Fair Blind Signatures Revisited.

Emeline Hufschmitt, Jacques Traoré

Abstract

This paper presents a formal model for fair blind signature schemes and a provably secure scheme based on bilinear maps. A blind signature scheme is a protocol for obtaining a signature on a message which is unknown from the signer. Furthermore, the signer cannot link his transcript of a protocol to the resulting message-signature pair. Fair blind signatures were introduced by Stadler et al. at Eurocrypt’95 in [37]. A fair blind signature scheme is a blind signature scheme allowing two types of blindness revocation: link a signature to the session which conducted this signature (Session Tracing) or, conversely, identify a signature knowing a signing session (Signature Tracing). Various fair blind signature schemes have been proposed in the past years, but none of them presents a secure fair blind signature scheme that allows polynomially many signatures to be securely issued, even if Abe et al.’s claimed it in [3]. In this paper, we first show a flaw in the blindness of most (fair) blind signature schemes where the signer is able to link signatures if he chooses his keys in an appropriate way. Then, we show a flaw in the proof of unforgeability of Abe et al.’ scheme and propose a stronger security model than theirs.
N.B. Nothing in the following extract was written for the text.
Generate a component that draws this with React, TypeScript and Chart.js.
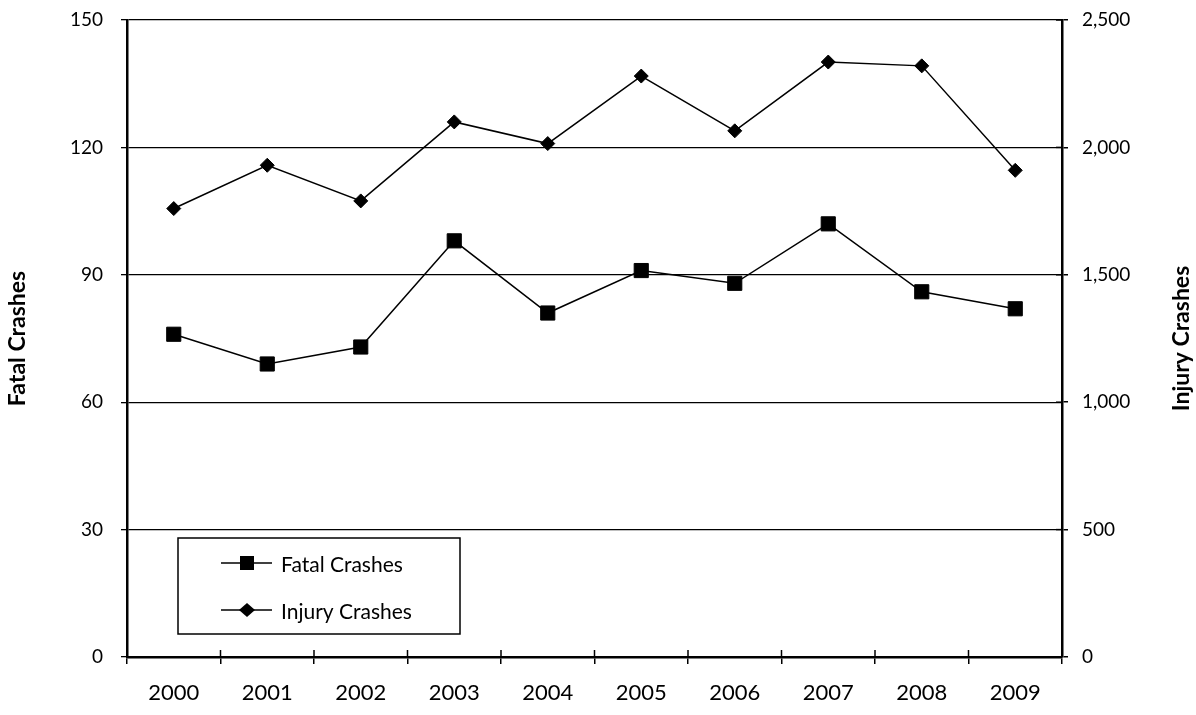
import React, { useEffect, useRef } from 'react';
import { Chart, registerables } from 'chart.js';

Chart.register(...registerables);

const years = ['2000', '2001', '2002', '2003', '2004', '2005', '2006', '2007', '2008', '2009'];
const fatalCrashes = [76, 69, 73, 98, 81, 91, 88, 102, 86, 82];
const injuryCrashes = [1760, 1930, 1790, 2100, 2015, 2280, 2065, 2335, 2320, 1910];
const fatalAxisMax = 150;
const fatalAxisStep = 30;
const injuryAxisMax = 2500;
const injuryAxisStep = 500;
const seriesNames = ['Fatal Crashes', 'Injury Crashes'];
const axisTitles = ['Fatal Crashes', 'Injury Crashes'];

const FONT = 'Lato, "Open Sans", sans-serif';

const overlayPlugin = {
  id: 'overlay',
  afterDraw(chart: any) {
    const ctx = chart.ctx;
    const { right, top, bottom } = chart.chartArea;
    ctx.save();
    ctx.strokeStyle = '#000';
    ctx.lineWidth = 1.5;
    // inner halves of tick marks (ticks cross the axes)
    const xs = chart.scales.x;
    for (let i = 0; i <= years.length; i++) {
      const px = xs.getPixelForValue(i - 0.5);
      ctx.beginPath();
      ctx.moveTo(px, bottom);
      ctx.lineTo(px, bottom - 7);
      ctx.stroke();
    }
    const ys = chart.scales.y1;
    ys.ticks.forEach((_t: any, i: number) => {
      const py = ys.getPixelForTick(i);
      ctx.beginPath();
      ctx.moveTo(right, py);
      ctx.lineTo(right - 6, py);
      ctx.stroke();
    });

    // axis titles (both read bottom-to-top)
    ctx.fillStyle = '#000';
    ctx.font = `bold 23px ${FONT}`;
    ctx.textAlign = 'center';
    ctx.textBaseline = 'middle';
    const cy = (top + bottom) / 2;
    ctx.save();
    ctx.translate(18, cy);
    ctx.rotate(-Math.PI / 2);
    ctx.fillText(axisTitles[0], 0, 0);
    ctx.restore();
    ctx.save();
    ctx.translate(1182, cy);
    ctx.rotate(-Math.PI / 2);
    ctx.fillText(axisTitles[1], 0, 0);
    ctx.restore();

    // legend box
    const bx = 178, by = 538, bw = 282, bh = 96;
    ctx.lineWidth = 1.5;
    ctx.strokeRect(bx, by, bw, bh);
    const rows = [563, 610];
    chart.data.datasets.forEach((ds: any, i: number) => {
      const y = rows[i];
      ctx.lineWidth = 1.5;
      ctx.beginPath();
      ctx.moveTo(221, y);
      ctx.lineTo(272, y);
      ctx.stroke();
      ctx.fillStyle = '#000';
      ctx.beginPath();
      if (ds.pointStyle === 'rect') {
        ctx.rect(247 - 7, y - 7, 14, 14);
      } else {
        ctx.moveTo(247 - 8, y);
        ctx.lineTo(247, y - 7);
        ctx.lineTo(247 + 8, y);
        ctx.lineTo(247, y + 7);
        ctx.closePath();
      }
      ctx.fill();
      ctx.font = `21px ${FONT}`;
      ctx.textAlign = 'left';
      ctx.textBaseline = 'middle';
      ctx.fillText(ds.label, 281, y + 2);
    });
    ctx.restore();
  },
};

export default function App() {
  const canvasRef = useRef<HTMLCanvasElement | null>(null);

  useEffect(() => {
    document.body.style.margin = '0';
    const canvas = canvasRef.current;
    if (!canvas) return;
    const chart = new Chart(canvas, {
      type: 'line',
      data: {
        labels: years,
        datasets: [
          {
            label: seriesNames[0],
            data: fatalCrashes,
            yAxisID: 'y',
            borderColor: '#000',
            backgroundColor: '#000',
            borderWidth: 1.5,
            pointStyle: 'rect',
            pointRadius: 10,
            pointBorderWidth: 1,
            pointBackgroundColor: '#000',
            pointBorderColor: '#000',
            tension: 0,
          },
          {
            label: seriesNames[1],
            data: injuryCrashes,
            yAxisID: 'y1',
            borderColor: '#000',
            backgroundColor: '#000',
            borderWidth: 1.5,
            pointStyle: 'rectRot',
            pointRadius: 7,
            pointBorderWidth: 1,
            pointBackgroundColor: '#000',
            pointBorderColor: '#000',
            tension: 0,
          },
        ],
      },
      options: {
        animation: false,
        responsive: false,
        maintainAspectRatio: false,
        layout: { padding: { top: 20, left: 0, right: 0, bottom: 0 } },
        plugins: {
          legend: { display: false },
          tooltip: { enabled: false },
          title: { display: false },
        },
        scales: {
          x: {
            type: 'category',
            offset: true,
            grid: {
              offset: true,
              drawOnChartArea: false,
              drawTicks: true,
              tickLength: 7,
              color: '#000',
              lineWidth: 1.5,
            },
            border: { color: '#000', width: 2.5 },
            ticks: {
              color: '#000',
              font: { family: FONT, size: 22 },
              padding: 16,
              maxRotation: 0,
            },
            afterFit: (s: any) => {
              s.height = 58;
              s.paddingLeft = 0;
              s.paddingRight = 0;
            },
          },
          y: {
            type: 'linear',
            position: 'left',
            min: 0,
            max: fatalAxisMax,
            ticks: {
              stepSize: fatalAxisStep,
              color: '#000',
              font: { family: FONT, size: 19 },
              padding: 18,
            },
            grid: {
              color: '#000',
              lineWidth: 1.3,
              drawTicks: true,
              tickLength: 6,
            },
            border: { color: '#000', width: 2.5 },
            afterFit: (s: any) => {
              s.width = 127;
              s.paddingTop = 0;
              s.paddingBottom = 0;
            },
          },
          y1: {
            type: 'linear',
            position: 'right',
            min: 0,
            max: injuryAxisMax,
            ticks: {
              stepSize: injuryAxisStep,
              color: '#000',
              font: { family: FONT, size: 19 },
              padding: 14,
              callback: (v: any) => Number(v).toLocaleString('en-US'),
            },
            grid: {
              drawOnChartArea: false,
              color: '#000',
              lineWidth: 1.5,
              drawTicks: true,
              tickLength: 6,
            },
            border: { color: '#000', width: 2.5 },
            afterFit: (s: any) => {
              s.width = 134;
              s.paddingTop = 0;
              s.paddingBottom = 0;
            },
          },
        },
      },
      plugins: [overlayPlugin],
    });
    return () => chart.destroy();
  }, []);

  return (
    <div style={{ position: 'relative', width: 1196, height: 715, background: '#fff' }}>
      <canvas ref={canvasRef} width={1196} height={715} style={{ display: 'block', width: 1196, height: 715 }} />
    </div>
  );
}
It possesses all the needed properties for fair blind signature schemes: blindness, traceability and non frameability for both revocations (the one-more unforgeability is implied by these properties). Finally, we describe a new fair blind signature scheme based on bilinear maps. This scheme thwarts the flaw against previous blind signatures and is proved secure in the random oracle model with respect to our model.